Task brief =>
Identify the lines that contain the string "with", then copy each of them.

Rows =>
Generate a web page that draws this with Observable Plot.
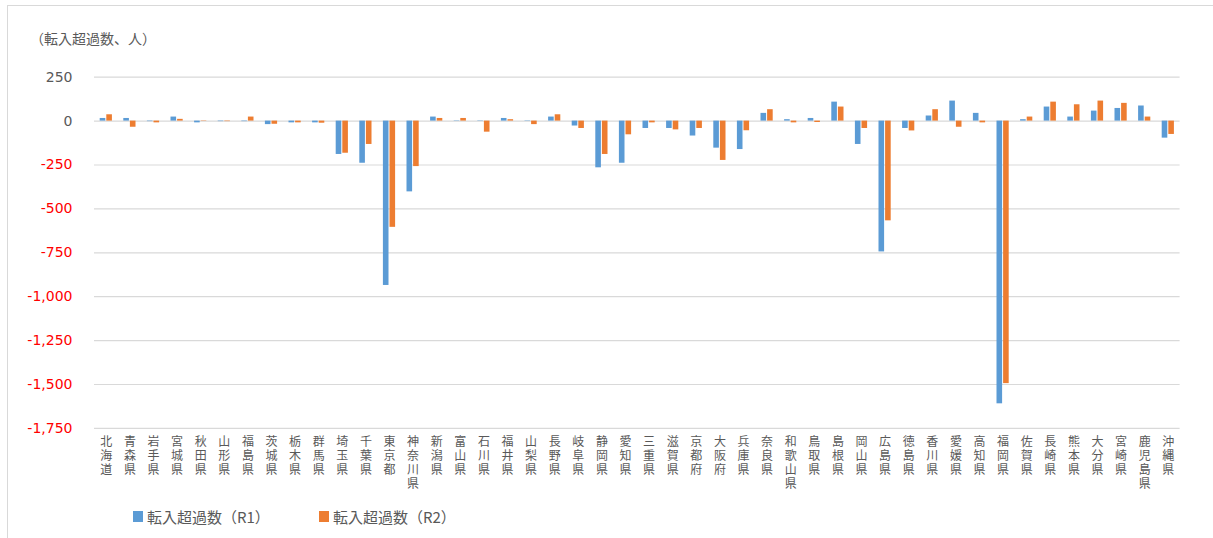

==

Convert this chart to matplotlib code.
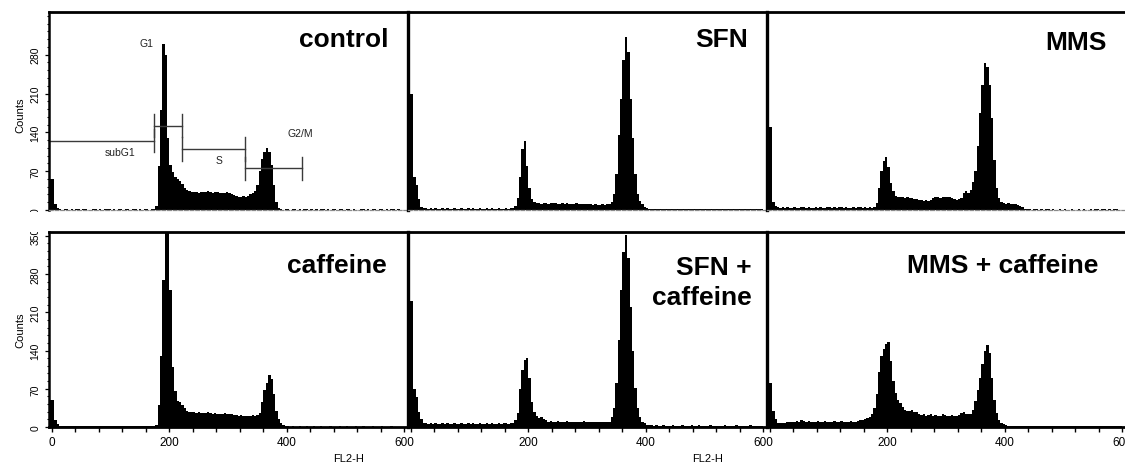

--

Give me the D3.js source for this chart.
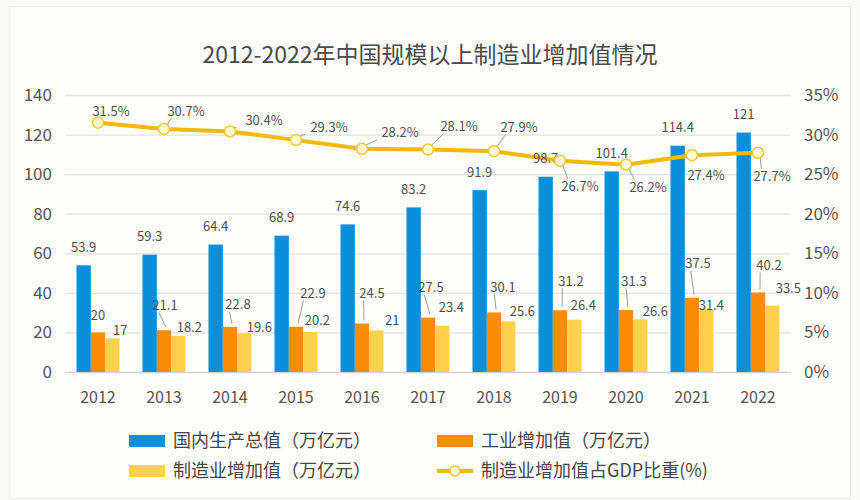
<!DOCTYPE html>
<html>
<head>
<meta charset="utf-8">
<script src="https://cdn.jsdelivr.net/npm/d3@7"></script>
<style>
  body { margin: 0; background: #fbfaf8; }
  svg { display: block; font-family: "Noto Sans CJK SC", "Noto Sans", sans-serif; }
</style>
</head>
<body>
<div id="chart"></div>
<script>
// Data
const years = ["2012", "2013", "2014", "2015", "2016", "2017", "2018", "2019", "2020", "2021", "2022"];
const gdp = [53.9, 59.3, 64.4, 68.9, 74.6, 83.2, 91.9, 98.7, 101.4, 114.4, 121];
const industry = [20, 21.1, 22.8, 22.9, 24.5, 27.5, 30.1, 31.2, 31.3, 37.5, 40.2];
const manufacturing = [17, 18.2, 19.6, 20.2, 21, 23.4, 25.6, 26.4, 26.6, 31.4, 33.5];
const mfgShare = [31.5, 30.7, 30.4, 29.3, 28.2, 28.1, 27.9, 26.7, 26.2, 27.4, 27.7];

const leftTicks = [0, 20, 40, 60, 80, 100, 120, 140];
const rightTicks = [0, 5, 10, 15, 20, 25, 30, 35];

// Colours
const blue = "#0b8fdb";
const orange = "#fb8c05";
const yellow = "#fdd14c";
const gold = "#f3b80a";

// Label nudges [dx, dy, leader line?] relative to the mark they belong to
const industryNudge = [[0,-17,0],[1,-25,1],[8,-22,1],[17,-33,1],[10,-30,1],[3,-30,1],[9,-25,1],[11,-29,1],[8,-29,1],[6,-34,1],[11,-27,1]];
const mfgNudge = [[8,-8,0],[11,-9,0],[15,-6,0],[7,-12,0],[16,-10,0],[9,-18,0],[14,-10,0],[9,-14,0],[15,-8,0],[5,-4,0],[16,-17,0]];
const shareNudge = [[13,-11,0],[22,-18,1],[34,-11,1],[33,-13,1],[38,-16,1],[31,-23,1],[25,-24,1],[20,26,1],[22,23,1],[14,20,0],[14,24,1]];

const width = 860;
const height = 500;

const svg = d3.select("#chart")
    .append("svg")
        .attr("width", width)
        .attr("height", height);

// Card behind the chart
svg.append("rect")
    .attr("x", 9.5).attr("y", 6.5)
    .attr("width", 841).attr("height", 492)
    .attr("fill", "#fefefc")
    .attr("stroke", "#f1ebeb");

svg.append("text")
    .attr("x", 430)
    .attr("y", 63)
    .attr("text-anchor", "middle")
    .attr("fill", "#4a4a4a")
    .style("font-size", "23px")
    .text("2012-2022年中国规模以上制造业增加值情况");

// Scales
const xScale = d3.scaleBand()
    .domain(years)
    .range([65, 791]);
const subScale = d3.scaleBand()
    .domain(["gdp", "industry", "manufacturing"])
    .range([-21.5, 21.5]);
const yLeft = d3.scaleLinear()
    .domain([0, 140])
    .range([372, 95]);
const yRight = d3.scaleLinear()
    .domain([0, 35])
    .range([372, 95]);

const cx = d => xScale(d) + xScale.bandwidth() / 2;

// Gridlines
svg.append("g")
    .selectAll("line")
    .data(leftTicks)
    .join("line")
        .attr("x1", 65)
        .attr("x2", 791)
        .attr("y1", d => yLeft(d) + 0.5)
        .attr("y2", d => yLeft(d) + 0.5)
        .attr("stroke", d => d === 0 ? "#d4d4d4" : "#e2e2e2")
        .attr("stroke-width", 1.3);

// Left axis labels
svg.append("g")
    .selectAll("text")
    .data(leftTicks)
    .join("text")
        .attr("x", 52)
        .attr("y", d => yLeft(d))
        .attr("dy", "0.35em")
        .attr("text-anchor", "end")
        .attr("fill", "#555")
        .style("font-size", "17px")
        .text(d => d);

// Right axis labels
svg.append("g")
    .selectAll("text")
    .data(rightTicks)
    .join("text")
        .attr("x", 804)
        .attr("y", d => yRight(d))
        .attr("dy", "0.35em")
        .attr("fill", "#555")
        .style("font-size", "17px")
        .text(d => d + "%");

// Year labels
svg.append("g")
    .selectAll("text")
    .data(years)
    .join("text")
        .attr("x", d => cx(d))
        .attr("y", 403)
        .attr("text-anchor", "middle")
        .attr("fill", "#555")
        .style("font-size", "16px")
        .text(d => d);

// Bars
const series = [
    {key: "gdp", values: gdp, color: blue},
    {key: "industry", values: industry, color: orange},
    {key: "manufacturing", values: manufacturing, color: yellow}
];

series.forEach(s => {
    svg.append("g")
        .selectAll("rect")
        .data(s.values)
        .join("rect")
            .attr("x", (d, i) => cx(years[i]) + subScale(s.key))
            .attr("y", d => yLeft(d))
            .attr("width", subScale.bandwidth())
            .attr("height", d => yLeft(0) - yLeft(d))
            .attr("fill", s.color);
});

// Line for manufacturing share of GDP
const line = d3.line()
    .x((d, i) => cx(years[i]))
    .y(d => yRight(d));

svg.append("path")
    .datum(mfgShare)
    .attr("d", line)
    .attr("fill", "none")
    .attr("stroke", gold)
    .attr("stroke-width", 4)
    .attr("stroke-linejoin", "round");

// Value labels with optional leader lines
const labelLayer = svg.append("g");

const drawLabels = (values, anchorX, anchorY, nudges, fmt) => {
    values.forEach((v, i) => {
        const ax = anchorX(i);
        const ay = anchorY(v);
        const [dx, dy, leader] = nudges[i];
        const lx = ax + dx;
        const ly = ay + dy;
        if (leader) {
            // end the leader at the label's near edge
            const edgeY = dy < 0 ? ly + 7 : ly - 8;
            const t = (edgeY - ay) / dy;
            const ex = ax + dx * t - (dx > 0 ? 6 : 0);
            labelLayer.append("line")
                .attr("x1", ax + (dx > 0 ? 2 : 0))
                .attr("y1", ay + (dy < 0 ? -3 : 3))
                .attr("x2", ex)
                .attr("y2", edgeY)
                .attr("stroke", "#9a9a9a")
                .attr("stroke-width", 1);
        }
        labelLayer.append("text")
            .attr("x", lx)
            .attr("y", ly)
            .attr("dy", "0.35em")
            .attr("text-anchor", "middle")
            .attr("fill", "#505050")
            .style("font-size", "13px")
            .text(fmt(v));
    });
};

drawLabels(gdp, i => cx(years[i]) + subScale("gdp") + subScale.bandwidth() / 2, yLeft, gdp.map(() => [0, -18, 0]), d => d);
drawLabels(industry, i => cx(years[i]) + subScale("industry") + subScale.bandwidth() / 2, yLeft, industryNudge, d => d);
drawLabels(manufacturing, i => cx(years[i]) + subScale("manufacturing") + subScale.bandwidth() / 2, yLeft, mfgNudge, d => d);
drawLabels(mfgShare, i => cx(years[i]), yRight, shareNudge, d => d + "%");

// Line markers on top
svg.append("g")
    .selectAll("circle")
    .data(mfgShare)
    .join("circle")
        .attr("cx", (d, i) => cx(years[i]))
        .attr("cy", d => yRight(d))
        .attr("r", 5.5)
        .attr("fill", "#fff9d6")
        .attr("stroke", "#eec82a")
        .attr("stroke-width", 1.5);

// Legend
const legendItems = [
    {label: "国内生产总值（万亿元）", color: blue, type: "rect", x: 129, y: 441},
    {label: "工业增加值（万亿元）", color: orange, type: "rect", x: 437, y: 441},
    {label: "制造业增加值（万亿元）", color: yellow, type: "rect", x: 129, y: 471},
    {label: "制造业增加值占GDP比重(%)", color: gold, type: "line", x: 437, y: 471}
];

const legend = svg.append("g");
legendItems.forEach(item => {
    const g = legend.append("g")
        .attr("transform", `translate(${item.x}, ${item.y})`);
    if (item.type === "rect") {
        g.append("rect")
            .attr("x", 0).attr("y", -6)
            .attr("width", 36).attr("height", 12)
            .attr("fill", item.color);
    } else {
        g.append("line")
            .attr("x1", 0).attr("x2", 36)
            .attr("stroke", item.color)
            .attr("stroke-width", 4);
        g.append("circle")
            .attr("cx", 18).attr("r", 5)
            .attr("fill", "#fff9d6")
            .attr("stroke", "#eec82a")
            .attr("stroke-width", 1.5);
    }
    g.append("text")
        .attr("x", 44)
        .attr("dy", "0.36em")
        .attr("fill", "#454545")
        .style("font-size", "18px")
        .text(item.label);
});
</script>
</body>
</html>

The reply =>
Generate a web page that draws this with Observable Plot.
// Value labels with optional leader lines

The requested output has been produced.